Importance of Tradition
In the ancient temples of India, every stick of incense was made by hand, slowly, carefully, with full attention to the purity of the ingredients and the state of mind of the maker. Sacred Elephant carries this forward without compromise.
Just like these Monks Every step of our process is done by hand: the sourcing of pure essential oils and resins, the blending, the rolling, the drying in open sunlight. No shortcuts. No synthetics. Nothing that shouldn't be there.
Our Commitment
Karma is not an abstract idea for us, it is the operating principle of everything we do. We believe that what goes into our incense matters as much as what comes out of it.

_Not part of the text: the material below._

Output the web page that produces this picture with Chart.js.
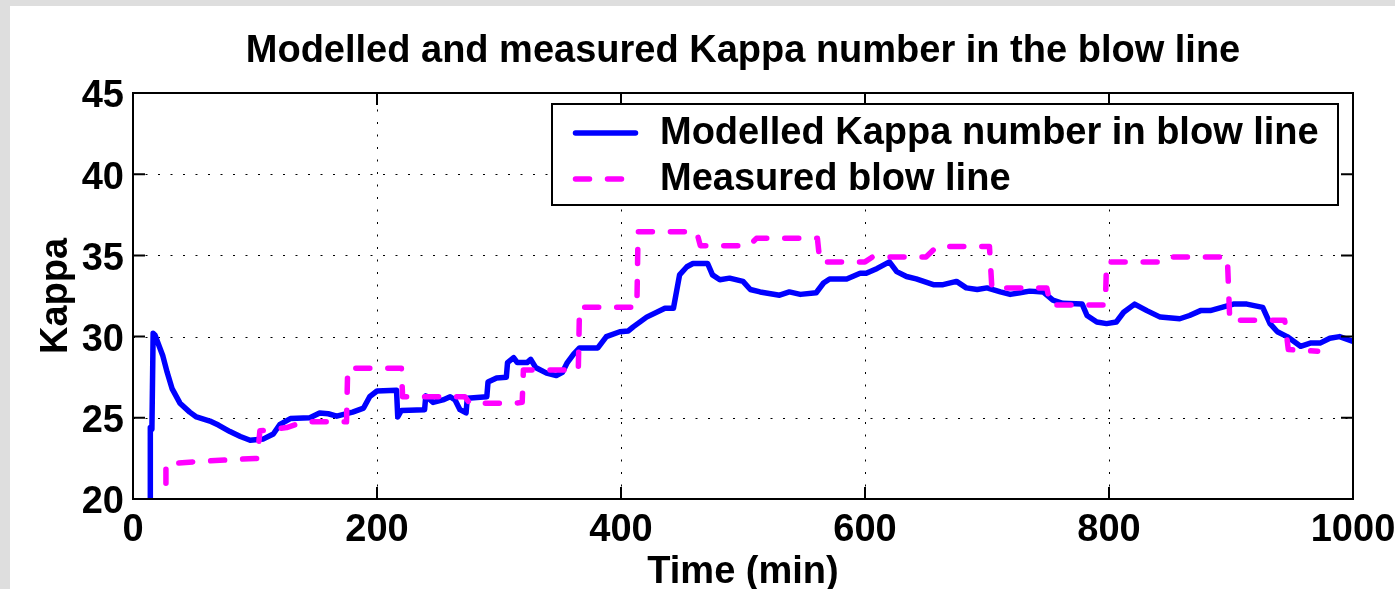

Every ingredient is fair-trade and free from exploitation. Every formulation is 100% chemical-free, vegan, and never tested on animals. Our packaging is printed with vegetable dye. What isn't burned is compostable. What we put into the world, we mean to stand behind completely.
Prema-rasa & Yama
Sacred Elephant is the work of two people whose lives have been shaped by sacred traditions long before there was a business to run.
Prema-rasa was born in the Cotswolds and spent eighteen years as a Gaudiya Vaishnava monk, living in temples and yoga ashrams across the world, studying the relationship between scent, consciousness, and the inner life. It was not a phase. It was a formation.
Yama grew up in Iquitos, at the beating heart of the Peruvian Amazon, in a temple steeped in the intersection of Amazonian and Indian sacred traditions. She understands, from the ground up, the role that natural and harmonic fragrance plays not just in personal practice but in community and in culture.
They now live in Bath, where they teach the Bhakti Yoga tradition and provide incense the way they believe it should be made, with genuine knowledge, genuine care, and a pair of very unhurried hands.